As others have noted, you might want to experiment with locking away the rest of your gear for a week / month / season and seeing if you can stick to just one body and one lens. What you don't want to do is sell and rebuy over and over due to a lack of time spent on introspection.
p.2 #16 · Can a Leica Q3 be my only camera (except my phone?)

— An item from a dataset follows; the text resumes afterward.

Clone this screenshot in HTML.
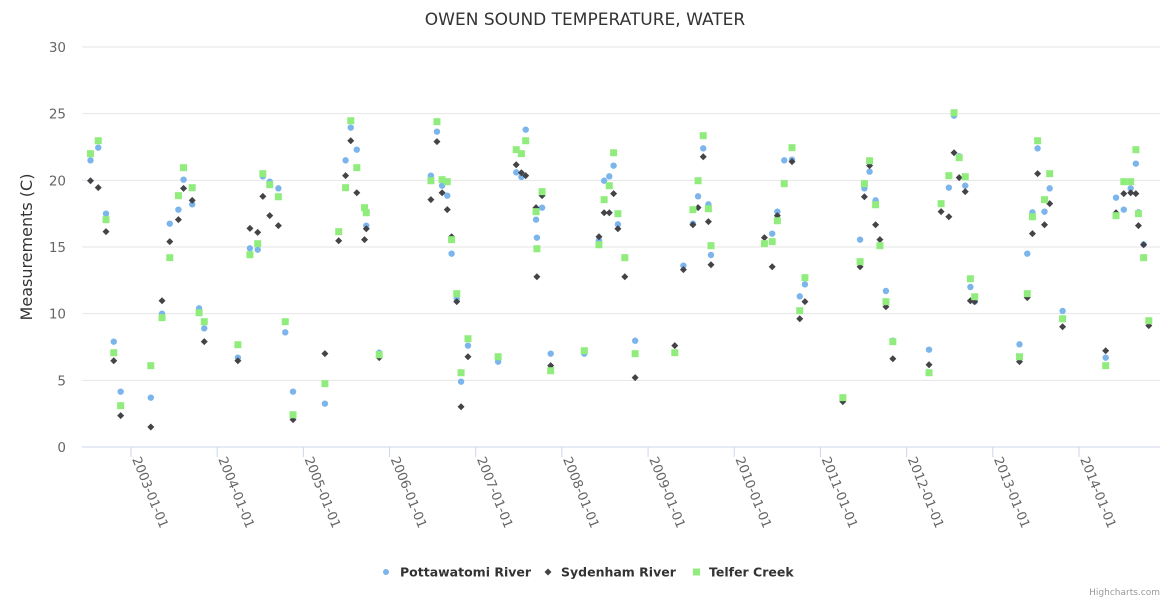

Go with two — Q3 andQ3 43. I’m traveling on the same road. I’ve always kept my kit smallish — SLR and two or three lenses. Nikon film, Leica film, Nikon digital. A couple of years ago I tried to shed all the weight and accessories. Went to one camera—Ricoh GR iii HDF. This worked! For a while. Loved the film simulations and got addicted to custom recipes to replicate films of the past—Portra, Optima, Kodachrome. But the 28mm focal length seemed a little limiting. Bought a GR iii x (40mm equivalent) and all is well. Most times it’s one or the other, but carrying both is still very light and easy. Suggest you try a two-Leica solution.
p.2 #17 · Can a Leica Q3 be my only camera (except my phone?)
Interesting story. I ran into Kevin Love at one of the airport lounges. My son plays hoops, so we got a picture with him and Kevin. I took their picture with the Q3. He asked whether I was shooting with a Q. He then took out his Q3 from his bag, and we then started to talk Leica for the next 30 minutes. Very nice guys who loves photography outside of basketball. He also has M11 and Sony stuff, but he usually travels with the Q.
p.2 #18 · Can a Leica Q3 be my only camera (except my phone?)
Curious to know what your "small SL kit" consists of and if it was designed for travel use..
tzhang4284 wrote:
I've gone back and forth on the Q a few times and settled on the M system for most of those use cases above although lack of AF is a real downside, which led me to build a small SL kit.